Cronenberg also grabbed the best director prize and earned the citation for best Canadian film. The results of voting were announced today, putting Toronto’s group at odds with critics’ groups in New York and Los Angeles, which both named Ang Lee’s Brokeback Mountain as best picture.
“This year has turned out to be an extremely and surprisingly rich year in terms of the quality of the films that have come out, including films at all budget levels,” Cronenberg told the TFCA yesterday when informed of the awards.
“And, so, it is particularly gratifying to be recognized this way, especially since I know that the Toronto critics are not shy when it comes to letting you know what they think, positively or negatively.

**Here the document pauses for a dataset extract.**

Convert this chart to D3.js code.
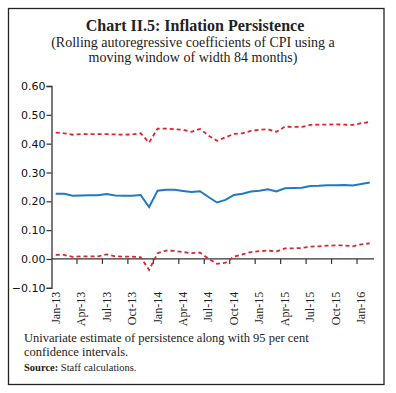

So I take it very seriously — and I am very pleased.”
Cronenberg is the second Toronto filmmaker to do triple duty in same key categories in the TFCA Awards. In 1997, the year the association launched its awards, Atom Egoyan’s The Sweet Hereafter took the same three prizes.
The only wrinkle this year is that the Canadian status of A History Of Violence is a matter of interpretation. It was funded by New Line Cinema in Hollywood, making it an official American production. But Cronenberg shot it in Toronto with his core crew members, bringing a Canadian sensibility to the story of violence in a small American town.
The film was also included in Canada’s Top Ten this year, after the jury organized by the Toronto International Film Festival Group decided to include it as a Canadian entry. At the Cannes and Toronto film festivals, it was talked up as a Canadian film. But it will not be eligible in the Genies.
A History Of Violence, starring Viggo Mortensen, Maria Bello, Ed Harris and William Hurt in a story that examines the different faces of violence, has also been praised for its stellar acting. But it was shut out in the four acting categories by the TFCA, with three other films being honoured.
Philip Seymour Hoffman won as best actor for his title role in Capote while Laura Linney won as best actress for her role as the unfaithful wife in The Squid And The Whale. Paul Giamatti won as best supporting actor for playing Russell Crowe’s manager-trainer in Cinderella Man while Catherine Keener made Capote the double winner by taking the award for best supporting actress.
Writer-director Noah Baumbach won the best screenplay prize for The Squid And The Whale while Bennett Miller took the best first feature award for directing Capote.
Nick Park and Steve Box’s marvellous claymation adventure movie, Wallace & Gromit: The Curse Of The Were-Rabbit, was named best animated feature.
In other awards, Chinese director Zhang Ke Jia’s The World was cited as best foreign language film; and Werner Herzog’s haunting Grizzly Man, the tragic story of an obsessive American who devoted himself to protecting grizzly bears in Alaska before one rogue animal killed and ate him and his girlfriend, won as best documentary feature.
The TFCA members also voted to honour British actor Andy Serkis with a special citation “for his unprecedented work helping to realize the main character in King Kong.” Serkis performed as Kong using computerized motion capture to give the beast a dynamic, human-like personality.
The Clyde Gilmour Award, named for the late journalist who pioneered popular film criticism in Canada, goes to Robin Wood. As a film historian, author and academic, Wood was named for his “essential contributions” to the understanding of film as an art form and as a social and political force.
The Toronto Film Critics Association is made up of film critics representing a cross-section of Toronto’s media.